Andy Martino, SNY.tv | Twitter |
Steven Matz is well aware that when an athlete invokes his or her religious faith, it can sound like the recitation of a cliche.
In fact, when asked on Monday why he has felt so compelled as a young man to use his platform in service of others, he hesitated before answering, for that exact reason.
"Honestly …" the 28-year-old Matz began, "if I'm being completely honest, and it might sound cliche … but it all comes from my faith. I'm a Christian. I read the Bible. I read what it says, and it says to love others and help others. That's our calling."
Any sportswriter has heard his share of God platitudes. And this was most assuredly not one of them.
Of all the interpretations one can find in the Bible, the most pure -- not to mention totally apolitical and uncontroversial -- is the one that Matz invokes. No one can go wrong by helping others, especially during a global pandemic.
To that end, Matz's Tru32 Foundation, which he operates with his wife, Taylor, and his agency, ICON Sports, announced on Friday a donation of $32,000 to Elmhurst Hospital in Queens, a facility battered by COVID-19. He also gave to the NYPD's foundation and the FDNY Foundation (first responders have been the focus on Tru32 since it launched in 2016).
Matz's desire to do good, which has already resulted in two Roberto Clemente Award nominations and last winter's Joan Payson/Shannon Forde Community Service Award from the Baseball Writers Association of America, pushes him out of his comfort zone.
A natural introvert, he is not thrilled to announce when he makes a donation, as he did last Friday on Twitter. But his purpose for doing so was to encourage others to donate.

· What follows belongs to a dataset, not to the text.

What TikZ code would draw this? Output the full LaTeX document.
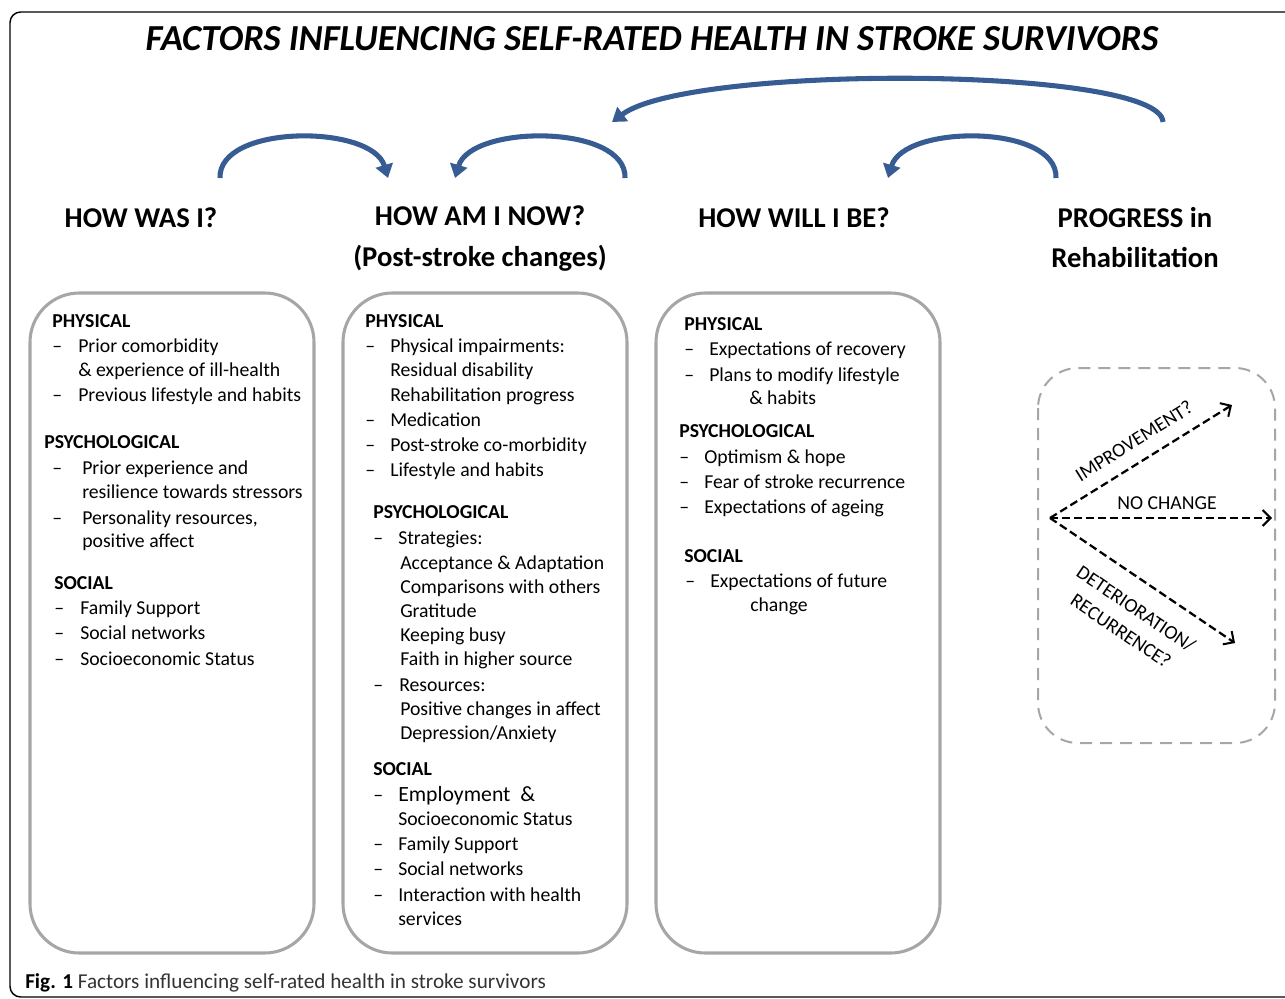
\documentclass[tikz,border=0pt]{standalone}
\usepackage{fontspec}
\setmainfont{Carlito}
\usetikzlibrary{arrows.meta}
\definecolor{panelgray}{HTML}{A6A6A6}
\definecolor{arrowblue}{HTML}{375C94}
\newcommand\bodyfont{\fontsize{14.8}{18}\selectfont}
\begin{document}
\begin{tikzpicture}[x=0.75pt,y=-0.75pt,
  txt/.style={inner sep=0pt, anchor=base west, font=\bodyfont},
  hd/.style={inner sep=0pt, anchor=base west, font=\bodyfont\bfseries},
  bighd/.style={inner sep=0pt, anchor=base, font=\fontsize{21.5}{26}\selectfont\bfseries},
  panel/.style={draw=panelgray, line width=2.3pt, rounded corners=37pt},
  bluearrow/.style={draw=arrowblue, line width=3.8pt, -{Triangle[width=13pt,length=10pt]}},
  dasharrow/.style={draw=black, line width=1.7pt, dash pattern=on 6pt off 3pt, -{Straight Barb[length=6pt,width=12pt,line width=1.5pt]}},
  lbl/.style={inner sep=0pt, font=\bodyfont}]
\useasboundingbox (0,0) rectangle (1285,999);
\begin{scope}
\clip (0,0) rectangle (1285,999);
\draw[line width=1.1pt, rounded corners=8pt] (10,12) rectangle (1320,997);
\end{scope}

% title
\node[inner sep=0pt, anchor=base, font=\fontsize{27.5}{32}\selectfont\bfseries\itshape] (title) at (652,51) {FACTORS INFLUENCING SELF-RATED HEALTH IN STROKE SURVIVORS};

% column headings
\node[bighd] (hwas) at (141,227) {HOW WAS I?};
\node[bighd] (hnow) at (480,225) {HOW AM I NOW?};
\node[bighd] (hpost) at (480,266) {(Post-stroke changes)};
\node[bighd] (hwill) at (794,227) {HOW WILL I BE?};
\node[bighd] (hprog) at (1135,227) {PROGRESS in};
\node[bighd] (hrehab) at (1135,267) {Rehabilitation};

% blue arrows
\coordinate (a1s) at (220,178); \coordinate (a1e) at (388,178);
\coordinate (a2s) at (625,178); \coordinate (a2e) at (455,178);
\coordinate (a3s) at (1056,178); \coordinate (a3e) at (888,178);
\coordinate (a4s) at (1163,122); \coordinate (a4e) at (612,122);
\draw[bluearrow] (a1s) .. controls (218,124) and (372,124) .. (a1e);
\draw[bluearrow] (a2s) .. controls (627,124) and (471,124) .. (a2e);
\draw[bluearrow] (a3s) .. controls (1058,124) and (904,124) .. (a3e);
\draw[bluearrow] (a4s) .. controls (1160,66) and (690,64) .. (a4e);

% panels
\draw[panel] (30,293) rectangle (314,953);
\draw[panel] (343,293) rectangle (627,953);
\draw[panel] (656,293) rectangle (940,953);
\draw[draw=panelgray, line width=1.5pt, dash pattern=on 9pt off 6pt, rounded corners=30pt] (1038,368) rectangle (1275,743);

% box 1
\node[hd] (p1) at (52,327) {PHYSICAL};
\node[txt] (d11) at (52,352) {–};
\node[txt] (t11) at (78,352) {Prior comorbidity};
\node[txt] (t12) at (78,376) {\& experience of ill-health};
\node[txt] (d12) at (52,401) {–};
\node[txt] (t13) at (78,401) {Previous lifestyle and habits};
\node[hd] (s1) at (44,448) {PSYCHOLOGICAL};
\node[txt] (d13) at (52,474) {–};
\node[txt] (t14) at (82,474) {Prior experience and};
\node[txt] (t15) at (82,498) {resilience towards stressors};
\node[txt] (d14) at (52,524) {–};
\node[txt] (t16) at (82,524) {Personality resources,};
\node[txt] (t17) at (82,547) {positive affect};
\node[hd] (so1) at (54,589) {SOCIAL};
\node[txt] (d15) at (54,614) {–};
\node[txt] (t18) at (80,614) {Family Support};
\node[txt] (d16) at (54,639) {–};
\node[txt] (t19) at (80,639) {Social networks};
\node[txt] (d17) at (54,665) {–};
\node[txt] (t1a) at (80,665) {Socioeconomic Status};

% box 2
\node[hd] (p2) at (365,327) {PHYSICAL};
\node[txt] (d21) at (365,352) {–};
\node[txt] (t21) at (390,352) {Physical impairments:};
\node[txt] (t22) at (390,376) {Residual disability};
\node[txt] (t23) at (390,401) {Rehabilitation progress};
\node[txt] (d22) at (365,426) {–};
\node[txt] (t24) at (390,426) {Medication};
\node[txt] (d23) at (365,451) {–};
\node[txt] (t25) at (390,451) {Post-stroke co-morbidity};
\node[txt] (d24) at (365,476) {–};
\node[txt] (t26) at (390,476) {Lifestyle and habits};
\node[hd] (s2) at (373,518) {PSYCHOLOGICAL};
\node[txt] (d25) at (373,544) {–};
\node[txt] (t27) at (398,544) {Strategies:};
\node[txt] (t28) at (400,569) {Acceptance \& Adaptation};
\node[txt] (t29) at (400,593) {Comparisons with others};
\node[txt] (t2a) at (400,617) {Gratitude};
\node[txt] (t2b) at (400,641) {Keeping busy};
\node[txt] (t2c) at (400,665) {Faith in higher source};
\node[txt] (d26) at (373,691) {–};
\node[txt] (t2d) at (399,691) {Resources:};
\node[txt] (t2e) at (400,715) {Positive changes in affect};
\node[txt] (t2f) at (400,739) {Depression/Anxiety};
\node[hd] (so2) at (373,775) {SOCIAL};
\node[txt] (d27) at (373,801) {–};
\node[txt, font=\fontsize{16.3}{19}\selectfont] (t2g) at (398,801) {Employment \ \&};
\node[txt] (t2h) at (398,825) {Socioeconomic Status};
\node[txt] (d28) at (373,850) {–};
\node[txt] (t2i) at (398,850) {Family Support};
\node[txt] (d29) at (373,875) {–};
\node[txt] (t2j) at (398,875) {Social networks};
\node[txt] (d2a) at (373,901) {–};
\node[txt] (t2k) at (398,901) {Interaction with health};
\node[txt] (t2l) at (398,925) {services};

% box 3
\node[hd] (p3) at (684,330) {PHYSICAL};
\node[txt] (d31) at (684,355) {–};
\node[txt] (t31) at (709,355) {Expectations of recovery};
\node[txt] (d32) at (684,381) {–};
\node[txt] (t32) at (709,381) {Plans to modify lifestyle};
\node[txt] (t33) at (749,404) {\& habits};
\node[hd] (s3) at (679,437) {PSYCHOLOGICAL};
\node[txt] (d33) at (679,463) {–};
\node[txt] (t34) at (704,463) {Optimism \& hope};
\node[txt] (d34) at (679,488) {–};
\node[txt] (t35) at (704,488) {Fear of stroke recurrence};
\node[txt] (d35) at (679,513) {–};
\node[txt] (t36) at (704,513) {Expectations of ageing};
\node[hd] (so3) at (684,562) {SOCIAL};
\node[txt] (d36) at (685,587) {–};
\node[txt] (t37) at (710,587) {Expectations of future};
\node[txt] (t38) at (750,611) {change};

% progress arrows
\coordinate (o) at (1050,518);
\coordinate (up) at (1232,405);
\coordinate (mid) at (1272,518);
\coordinate (dn) at (1235,643);
\draw[dasharrow] (o) -- (up);
\draw[dasharrow] (o) -- (mid);
\draw[dasharrow] (o) -- (dn);
\node[lbl, rotate=32] (limp) at (1134,441) {IMPROVEMENT?};
\node[lbl] (lno) at (1167,503) {NO CHANGE};
\node[lbl, rotate=-34] (ldet) at (1136,609) {DETERIORATION/};
\node[lbl, rotate=-34] (lrec) at (1121,631) {RECURRENCE?};

% caption
\node[inner sep=0pt, anchor=base west, font=\fontsize{15.9}{19}\selectfont] (cap) at (25,988) {\textbf{Fig. 1} \color{black!80}Factors influencing self-rated health in stroke survivors};
\end{tikzpicture}
\end{document}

In addition to giving, Matz included a link for others to do the same: www.supportelmhurst.org/donate.
"That's the reason we put it out there," he says. "It's not, 'oh, look what I did.' It's, 'we can all join together as a big community.'"
Again, if that reads as cliche, it hits the ear as entirely genuine. Matz believes in working for the greater good, and recognizes his unique ability to do so. He has internalized the Jackie Robinson quote that his agency displays on its website, "A life is not important except for the impact it has on other lives."

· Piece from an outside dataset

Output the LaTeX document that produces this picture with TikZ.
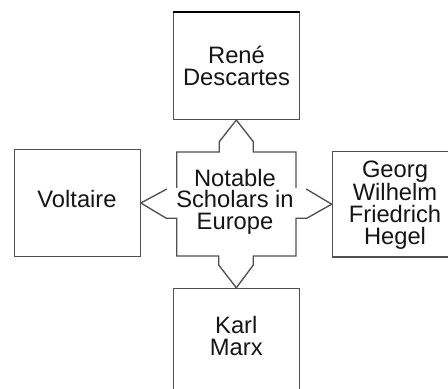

"This is why we started [Tru32] in the first place," Matz says. "In unfortunate times, when tragedy strikes in the New York community, we can use our little platform to help. I've heard over and over again how that specific area [in Elmhurst] had been crushed, and it's right in our backyard where we play."

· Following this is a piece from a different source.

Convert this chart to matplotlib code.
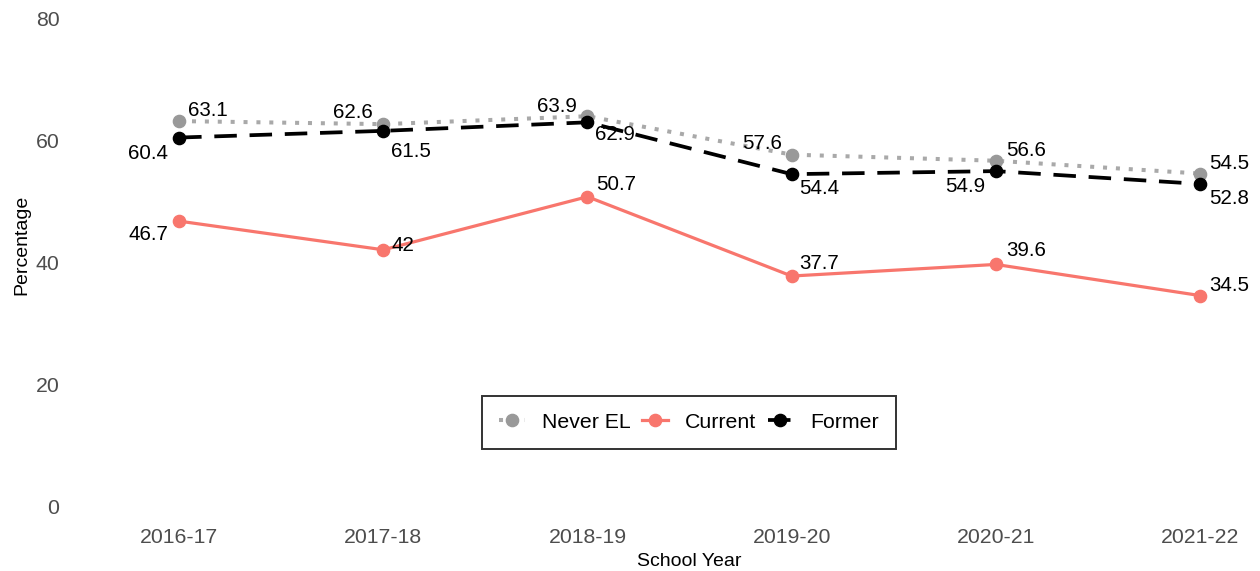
import matplotlib
matplotlib.use("Agg")
import matplotlib.pyplot as plt
from matplotlib.lines import Line2D

plt.rcParams['font.family'] = ['Liberation Sans', 'DejaVu Sans']

years = ["2016-17", "2017-18", "2018-19", "2019-20", "2020-21", "2021-22"]
never_el = [63.1, 62.6, 63.9, 57.6, 56.6, 54.5]
current = [46.7, 42, 50.7, 37.7, 39.6, 34.5]
former = [60.4, 61.5, 62.9, 54.4, 54.9, 52.8]
y_ticks = [0, 20, 40, 60, 80]

# label offsets in pixels (dx, dy, ha) -- style only
never_off = [(9, 11, 'left'), (-11, 12, 'right'), (-11, 10, 'right'), (-10, 11, 'right'), (10, 10, 'left'), (9, 10, 'left')]
former_off = [(-11, -16, 'right'), (8, -21, 'left'), (8, -12, 'left'), (8, -14, 'left'), (-11, -15, 'right'), (9, -15, 'left')]
current_off = [(-11, -13, 'right'), (8, 4, 'left'), (9, 12, 'left'), (8, 13, 'left'), (10, 14, 'left'), (9, 10, 'left')]

W, H = 1260, 571
fig = plt.figure(figsize=(W / 100, H / 100), dpi=100)
ax_left, ax_right = 65, 1250
ylo, yhi = -2, 82
top_px = 18 - 2 * 6.1
bot_px = 506 + 2 * 6.1
ax = fig.add_axes([ax_left / W, 1 - bot_px / H, (ax_right - ax_left) / W, (bot_px - top_px) / H])

x = list(range(len(years)))
gray = "#999999"
salmon = "#F8766D"

ax.plot(x, never_el, color="#A9A9A9", linestyle=(0, (1, 2.2)), linewidth=2.9, zorder=2, dash_capstyle='butt')
ax.plot(x, never_el, 'o', color=gray, markersize=8.8, zorder=3)
ax.plot(x, current, '-', color=salmon, linewidth=2.3, zorder=2)
ax.plot(x, current, 'o', color=salmon, markersize=8.8, zorder=3)
ax.plot(x, former, color="black", linestyle=(0, (6, 3.4)), linewidth=2.7, zorder=4)
ax.plot(x, former, 'o', color="black", markersize=8.8, zorder=5)

def labels(vals, offs):
    for xi, v, (dx, dy, ha) in zip(x, vals, offs):
        ax.annotate(f"{v:g}", (xi, v), xytext=(dx * 0.72, dy * 0.72), textcoords='offset points',
                    ha=ha, va='center', fontsize=14.8, color='black', zorder=6)

labels(never_el, never_off)
labels(former, former_off)
labels(current, current_off)

ax.set_xlim(-(179 - ax_left) / 204, 5 + (ax_right - 1200) / 204)
ax.set_ylim(ylo, yhi)
ax.set_xticks(x)
ax.set_xticklabels(years)
ax.set_yticks(y_ticks)
ax.tick_params(axis='both', length=0, labelsize=15.3, labelcolor="#4D4D4D")
ax.tick_params(axis='x', pad=7)
ax.tick_params(axis='y', pad=4)
for s in ax.spines.values():
    s.set_visible(False)

fig.text(689 / W, 1 - 561 / H, "School Year", ha='center', va='center', fontsize=14, color='black')
fig.text(22 / W, 1 - 245 / H, "Percentage", ha='center', va='center', rotation=90, fontsize=14, color='black')

handles = [
    Line2D([], [], color="#A9A9A9", linestyle=(0, (1, 2.2)), linewidth=2.9, marker='o',
           markerfacecolor=gray, markeredgecolor=gray, markersize=8.8),
    Line2D([], [], color=salmon, linewidth=2.3, marker='o', markersize=8.8),
    Line2D([], [], color="black", linestyle=(0, (6, 3.4)), linewidth=2.7, marker='o', markersize=8.8),
]
leg = fig.legend(handles, ["Never EL", "Current", "Former"], loc='center',
                 bbox_to_anchor=(689 / W, 1 - 422 / H), ncol=3, frameon=True, fancybox=False,
                 fontsize=15.3, handlelength=1.2, handletextpad=0.8, columnspacing=0.55,
                 borderpad=0.8, borderaxespad=0, edgecolor='black')
leg.get_frame().set_linewidth(1.4)

fig.savefig("out.png", dpi=100, facecolor='white')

A native of Long Island, Matz lives in Nashville. He has spent many recent days working out in a gym in a friend's garage, which enables him to stay in shape while avoiding others. He also plays catch with teammate Brad Brach, who lives nearby.
Like pitchers all over the league, he had to ramp down a bit when he realized that the game's absence would last longer than initially believed, but he continues to prepare as best he can.
Like all of us, Matz is doing his best to maintain a routine and be ready when the world begins again. And like the best among us, he is working to help those on the frontlines of this crisis.